MNANGAGWA’S 1000-YEAR CONFESSION EXPOSES ZIMBABWE’S TECH FAILURES

When President Emmerson Mnangagwa recently admitted that Zimbabwe is “almost 1000 years behind” Dubai in terms of technology, he might not have realised just how damning that statement was. His words, spoken while visiting the high-tech Dubai Police General Headquarters, were meant to express admiration for innovation. But what they really did was shine a blinding light on the deep failures of leadership, planning, and governance that have kept Zimbabwe stuck in the past.

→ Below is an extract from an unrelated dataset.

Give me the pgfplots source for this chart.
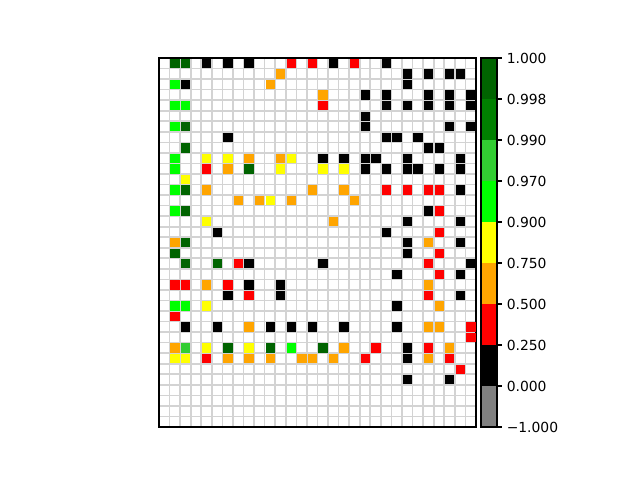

To call this admission “candid” is generous. It is more accurate to call it an embarrassing confession from the head of a regime that has done very little to prepare Zimbabwe for the 21st century. While other nations leap forward into artificial intelligence, robotics, and digital economies, Zimbabwe continues to limp with a power grid that fails daily, a broken education system, and internet access that’s both expensive and unreliable.
Dubai’s AI-powered policing is impressive, no doubt. But for Mnangagwa to be “shocked” by it says more about his detachment from global progress than it does about Dubai’s innovation. The fact that he needed to travel thousands of kilometres to see technology in action is proof enough that his government has not taken digital transformation seriously.
Let’s be clear—technology does not fall from the sky. It is built. It is funded. It is taught. It grows where freedom, education, and investment exist. Zimbabwe has none of these things in sufficient supply.
For years, the ruling party has crippled the very pillars that make technology thrive. The education system is underfunded. Universities lack proper labs. Young, talented Zimbabweans leave the country in droves because there are no opportunities at home. Innovation is not encouraged; it is stifled by bureaucracy, corruption, and fear. Entrepreneurs are seen as threats instead of partners. Startups are suffocated by a hostile economic environment and no access to funding.
While countries like Rwanda are building drone delivery systems and smart cities, Zimbabwe is still trying to fix potholes and find clean water. That is not just a technological failure—it is a political one.
Even STEM education, the backbone of any tech revolution, is in crisis. Teachers are underpaid and demoralised. Schools lack basic equipment. Government focus remains on slogans and politicking instead of actual planning. The much-hyped National ICT Policy? Mostly forgotten. The innovation hubs? Underutilised and underfunded.
And yet, Zimbabwe has the talent. It has the brains. What it lacks is leadership with vision and courage.
If Mnangagwa’s comments are to mean anything, then the first step must be more than speeches. Zimbabwe needs a full reboot in how it thinks about education, investment, and youth. The country needs a new education model that prioritises coding, engineering, and science. It needs real investment into research. It needs laws that make it easier, not harder, to build tech companies. It needs leaders who understand that surveillance cameras are not the peak of digital progress.
Instead of marvelling at Dubai’s progress, Zimbabwe should ask: why not us? What’s stopping this country from becoming Africa’s tech hub? The answer, unfortunately, is right at the top.
Acknowledging a 1000-year gap is not enough. That gap didn’t appear overnight. It was built through years of corruption, neglect, and mismanagement. Closing it requires a government willing to release its grip on power and allow young people, entrepreneurs, and innovators to lead the charge.
Zimbabwe can catch up. But not with the same tired leadership that caused the delay in the first place.